§ **Given data**:
**********

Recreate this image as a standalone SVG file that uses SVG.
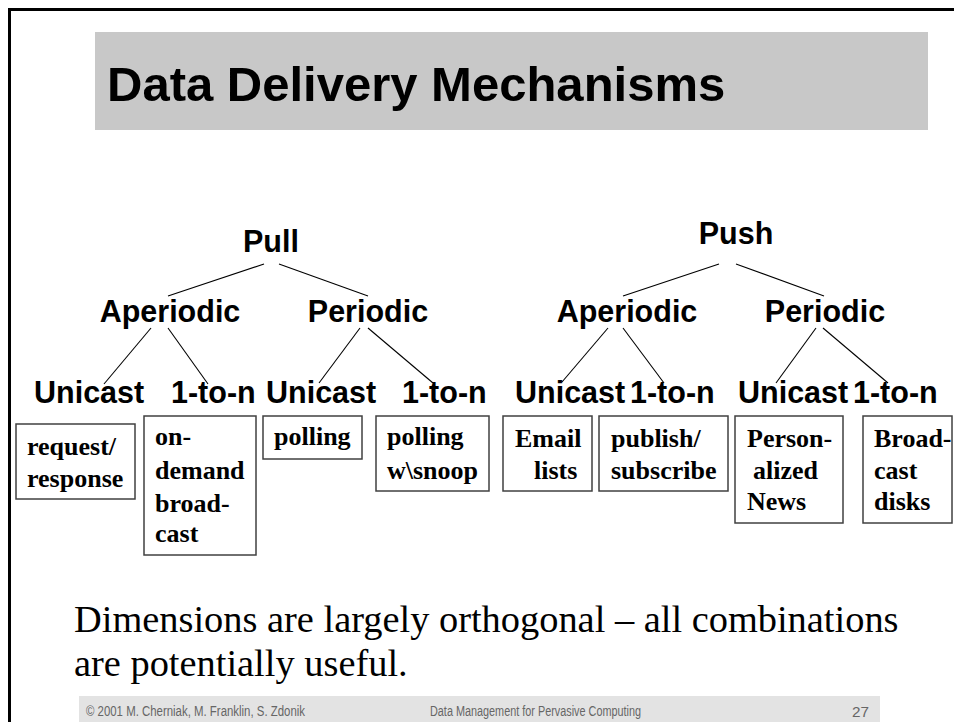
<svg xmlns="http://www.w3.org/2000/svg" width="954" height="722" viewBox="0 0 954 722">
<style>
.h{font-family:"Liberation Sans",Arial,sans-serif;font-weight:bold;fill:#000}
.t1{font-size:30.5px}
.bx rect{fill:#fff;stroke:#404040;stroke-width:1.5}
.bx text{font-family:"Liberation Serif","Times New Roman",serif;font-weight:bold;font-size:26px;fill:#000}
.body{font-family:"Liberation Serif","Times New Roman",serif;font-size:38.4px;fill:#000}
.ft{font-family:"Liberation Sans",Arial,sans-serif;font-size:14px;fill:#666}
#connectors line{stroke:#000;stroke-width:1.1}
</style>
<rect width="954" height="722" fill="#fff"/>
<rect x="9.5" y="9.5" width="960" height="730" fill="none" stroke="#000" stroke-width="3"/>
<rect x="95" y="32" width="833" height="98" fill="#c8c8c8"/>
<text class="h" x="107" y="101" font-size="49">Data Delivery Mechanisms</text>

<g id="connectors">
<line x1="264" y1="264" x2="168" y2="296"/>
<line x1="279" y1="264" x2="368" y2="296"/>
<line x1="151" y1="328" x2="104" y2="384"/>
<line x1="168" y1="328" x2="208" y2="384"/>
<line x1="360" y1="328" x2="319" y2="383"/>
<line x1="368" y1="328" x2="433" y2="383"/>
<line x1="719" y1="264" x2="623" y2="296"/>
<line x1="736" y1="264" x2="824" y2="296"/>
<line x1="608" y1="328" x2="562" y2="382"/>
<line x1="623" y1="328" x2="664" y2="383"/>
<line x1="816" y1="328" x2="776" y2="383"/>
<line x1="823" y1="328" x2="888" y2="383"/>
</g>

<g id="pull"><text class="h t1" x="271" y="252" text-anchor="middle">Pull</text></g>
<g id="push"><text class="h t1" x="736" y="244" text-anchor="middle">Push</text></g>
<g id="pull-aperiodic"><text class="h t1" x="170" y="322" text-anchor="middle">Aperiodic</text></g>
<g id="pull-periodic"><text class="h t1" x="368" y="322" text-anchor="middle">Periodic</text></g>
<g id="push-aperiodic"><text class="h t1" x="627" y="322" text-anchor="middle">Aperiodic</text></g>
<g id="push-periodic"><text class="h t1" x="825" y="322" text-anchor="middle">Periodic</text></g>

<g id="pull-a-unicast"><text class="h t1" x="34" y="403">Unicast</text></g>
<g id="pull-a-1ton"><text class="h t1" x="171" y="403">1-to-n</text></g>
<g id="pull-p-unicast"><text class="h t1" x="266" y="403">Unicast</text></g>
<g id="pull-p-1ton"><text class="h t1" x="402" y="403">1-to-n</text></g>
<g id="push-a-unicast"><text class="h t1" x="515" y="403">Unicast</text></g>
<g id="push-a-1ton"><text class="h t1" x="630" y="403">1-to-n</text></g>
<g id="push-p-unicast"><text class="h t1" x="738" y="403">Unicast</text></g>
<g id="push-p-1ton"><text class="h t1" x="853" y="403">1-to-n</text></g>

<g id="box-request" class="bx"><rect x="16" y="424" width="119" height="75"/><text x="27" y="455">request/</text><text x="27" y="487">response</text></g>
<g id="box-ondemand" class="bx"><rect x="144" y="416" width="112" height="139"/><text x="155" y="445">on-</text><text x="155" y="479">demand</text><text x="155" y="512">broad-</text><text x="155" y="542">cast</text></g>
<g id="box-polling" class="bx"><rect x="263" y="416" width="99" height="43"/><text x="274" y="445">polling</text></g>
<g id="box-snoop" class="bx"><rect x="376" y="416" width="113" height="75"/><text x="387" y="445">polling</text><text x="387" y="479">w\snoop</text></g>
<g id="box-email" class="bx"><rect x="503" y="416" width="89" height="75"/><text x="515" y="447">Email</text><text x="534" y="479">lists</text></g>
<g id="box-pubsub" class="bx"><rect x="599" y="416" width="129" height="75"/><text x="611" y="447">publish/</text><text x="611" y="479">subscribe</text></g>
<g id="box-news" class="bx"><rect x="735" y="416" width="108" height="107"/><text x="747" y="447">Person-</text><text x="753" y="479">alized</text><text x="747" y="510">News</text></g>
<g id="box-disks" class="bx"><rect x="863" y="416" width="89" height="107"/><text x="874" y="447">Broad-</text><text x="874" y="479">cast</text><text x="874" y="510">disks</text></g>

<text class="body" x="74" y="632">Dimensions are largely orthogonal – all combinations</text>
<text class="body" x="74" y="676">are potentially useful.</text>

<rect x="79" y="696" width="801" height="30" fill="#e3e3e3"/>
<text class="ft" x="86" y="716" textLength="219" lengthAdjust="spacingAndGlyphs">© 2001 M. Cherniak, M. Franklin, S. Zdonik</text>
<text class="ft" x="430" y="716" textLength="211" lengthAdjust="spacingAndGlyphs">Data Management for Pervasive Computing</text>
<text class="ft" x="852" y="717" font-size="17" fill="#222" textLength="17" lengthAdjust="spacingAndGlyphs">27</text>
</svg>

**********

§ **What is required**:
Write the listing above out again exactly, dropping each image.

§ **Written solution**:
Recreate this image as a standalone SVG file that uses SVG.
<svg xmlns="http://www.w3.org/2000/svg" width="954" height="722" viewBox="0 0 954 722">
<style>
.h{font-family:"Liberation Sans",Arial,sans-serif;font-weight:bold;fill:#000}
.t1{font-size:30.5px}
.bx rect{fill:#fff;stroke:#404040;stroke-width:1.5}
.bx text{font-family:"Liberation Serif","Times New Roman",serif;font-weight:bold;font-size:26px;fill:#000}
.body{font-family:"Liberation Serif","Times New Roman",serif;font-size:38.4px;fill:#000}
.ft{font-family:"Liberation Sans",Arial,sans-serif;font-size:14px;fill:#666}
#connectors line{stroke:#000;stroke-width:1.1}
</style>
<rect width="954" height="722" fill="#fff"/>
<rect x="9.5" y="9.5" width="960" height="730" fill="none" stroke="#000" stroke-width="3"/>
<rect x="95" y="32" width="833" height="98" fill="#c8c8c8"/>
<text class="h" x="107" y="101" font-size="49">Data Delivery Mechanisms</text>

<g id="connectors">
<line x1="264" y1="264" x2="168" y2="296"/>
<line x1="279" y1="264" x2="368" y2="296"/>
<line x1="151" y1="328" x2="104" y2="384"/>
<line x1="168" y1="328" x2="208" y2="384"/>
<line x1="360" y1="328" x2="319" y2="383"/>
<line x1="368" y1="328" x2="433" y2="383"/>
<line x1="719" y1="264" x2="623" y2="296"/>
<line x1="736" y1="264" x2="824" y2="296"/>
<line x1="608" y1="328" x2="562" y2="382"/>
<line x1="623" y1="328" x2="664" y2="383"/>
<line x1="816" y1="328" x2="776" y2="383"/>
<line x1="823" y1="328" x2="888" y2="383"/>
</g>

<g id="pull"><text class="h t1" x="271" y="252" text-anchor="middle">Pull</text></g>
<g id="push"><text class="h t1" x="736" y="244" text-anchor="middle">Push</text></g>
<g id="pull-aperiodic"><text class="h t1" x="170" y="322" text-anchor="middle">Aperiodic</text></g>
<g id="pull-periodic"><text class="h t1" x="368" y="322" text-anchor="middle">Periodic</text></g>
<g id="push-aperiodic"><text class="h t1" x="627" y="322" text-anchor="middle">Aperiodic</text></g>
<g id="push-periodic"><text class="h t1" x="825" y="322" text-anchor="middle">Periodic</text></g>

<g id="pull-a-unicast"><text class="h t1" x="34" y="403">Unicast</text></g>
<g id="pull-a-1ton"><text class="h t1" x="171" y="403">1-to-n</text></g>
<g id="pull-p-unicast"><text class="h t1" x="266" y="403">Unicast</text></g>
<g id="pull-p-1ton"><text class="h t1" x="402" y="403">1-to-n</text></g>
<g id="push-a-unicast"><text class="h t1" x="515" y="403">Unicast</text></g>
<g id="push-a-1ton"><text class="h t1" x="630" y="403">1-to-n</text></g>
<g id="push-p-unicast"><text class="h t1" x="738" y="403">Unicast</text></g>
<g id="push-p-1ton"><text class="h t1" x="853" y="403">1-to-n</text></g>

<g id="box-request" class="bx"><rect x="16" y="424" width="119" height="75"/><text x="27" y="455">request/</text><text x="27" y="487">response</text></g>
<g id="box-ondemand" class="bx"><rect x="144" y="416" width="112" height="139"/><text x="155" y="445">on-</text><text x="155" y="479">demand</text><text x="155" y="512">broad-</text><text x="155" y="542">cast</text></g>
<g id="box-polling" class="bx"><rect x="263" y="416" width="99" height="43"/><text x="274" y="445">polling</text></g>
<g id="box-snoop" class="bx"><rect x="376" y="416" width="113" height="75"/><text x="387" y="445">polling</text><text x="387" y="479">w\snoop</text></g>
<g id="box-email" class="bx"><rect x="503" y="416" width="89" height="75"/><text x="515" y="447">Email</text><text x="534" y="479">lists</text></g>
<g id="box-pubsub" class="bx"><rect x="599" y="416" width="129" height="75"/><text x="611" y="447">publish/</text><text x="611" y="479">subscribe</text></g>
<g id="box-news" class="bx"><rect x="735" y="416" width="108" height="107"/><text x="747" y="447">Person-</text><text x="753" y="479">alized</text><text x="747" y="510">News</text></g>
<g id="box-disks" class="bx"><rect x="863" y="416" width="89" height="107"/><text x="874" y="447">Broad-</text><text x="874" y="479">cast</text><text x="874" y="510">disks</text></g>

<text class="body" x="74" y="632">Dimensions are largely orthogonal – all combinations</text>
<text class="body" x="74" y="676">are potentially useful.</text>

<rect x="79" y="696" width="801" height="30" fill="#e3e3e3"/>
<text class="ft" x="86" y="716" textLength="219" lengthAdjust="spacingAndGlyphs">© 2001 M. Cherniak, M. Franklin, S. Zdonik</text>
<text class="ft" x="430" y="716" textLength="211" lengthAdjust="spacingAndGlyphs">Data Management for Pervasive Computing</text>
<text class="ft" x="852" y="717" font-size="17" fill="#222" textLength="17" lengthAdjust="spacingAndGlyphs">27</text>
</svg>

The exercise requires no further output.